The view of the River Wensum.
Back on the other side of Fishergate, this is the area behind what was Thompson’s Yard, all now council housing which seems to date from around the 1970s. It’s all sadly devoid of history.
I quite like little stumps of former buildings, a reminder of what was once here. George Plunkett is of help here (yet again), the rest of the building is in one of his photos from 1936. The now demolished building was once the Rampant Horse pub, which had been a licensed premises since the early nineteenth century and was closed in 1912, another pub lost in the wave of forced pub closures.
The building still standing next to this stump of wall was also a pub, the Duke of Marlborough, at 29 Fishergate and George Plunkett excels himself again by providing a photo of the landlord and customers in the pub in March 1939. This pub had started to serve customers from 1708 and traded until its closure in 1952.
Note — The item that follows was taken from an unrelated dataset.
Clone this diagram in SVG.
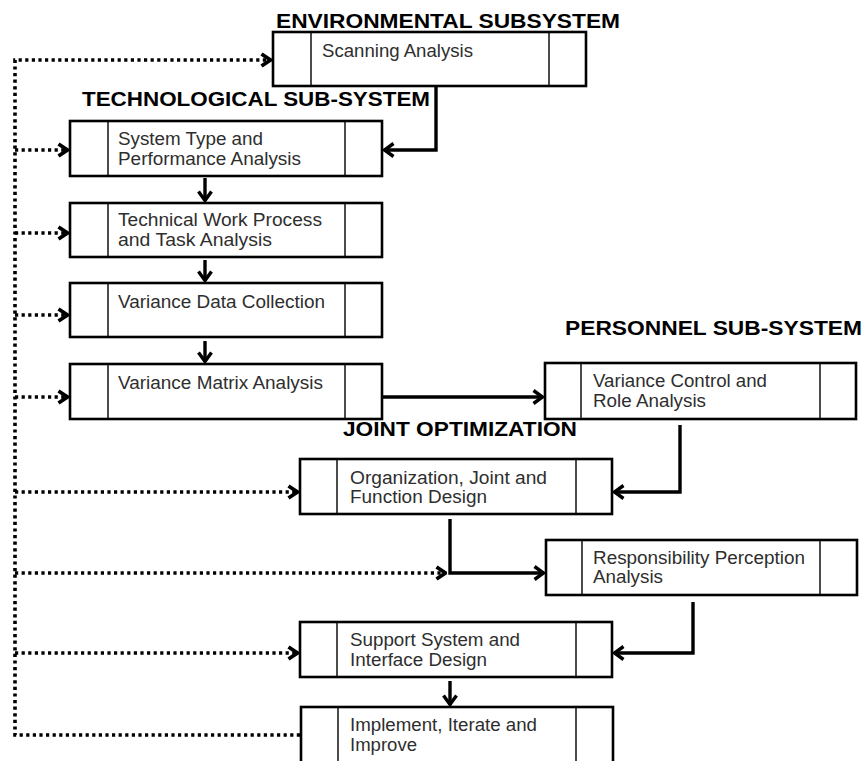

It’s hard to establish where the parish boundaries were, but I’ve decided that some of Thoroughfare Yard was probably in the parish of St Edmund. The Church of England don’t supply boundaries of this particular parish, which is likely as the church isn’t in their use any more, and the definitive map doesn’t have them on, so they must have shifted at some stage.
It’s George Plunkett who once again helps me here, as he has a photo from 1936 which has the parish plates visible, and one of them marks the parish boundary of St Edmund.
Thoroughfare Yard goes through to Magdalen Street, but I feel I need to investigate it further on a future expedition to ascertain whether those parish plates are still visible (likely not, as the buildings have gone), or where these parish boundaries were. For the moment, here’s another photo from 1936 that George Plunkett took of how the yard once looked.
So, this wasn’t the most historic of areas that we’ve covered so far, but there were elements that remain from the past. Thanks again to the staff of Smurfit Kappa for their assistance, much appreciated! And, after this walk we went to get chips, just in case anyone wondered.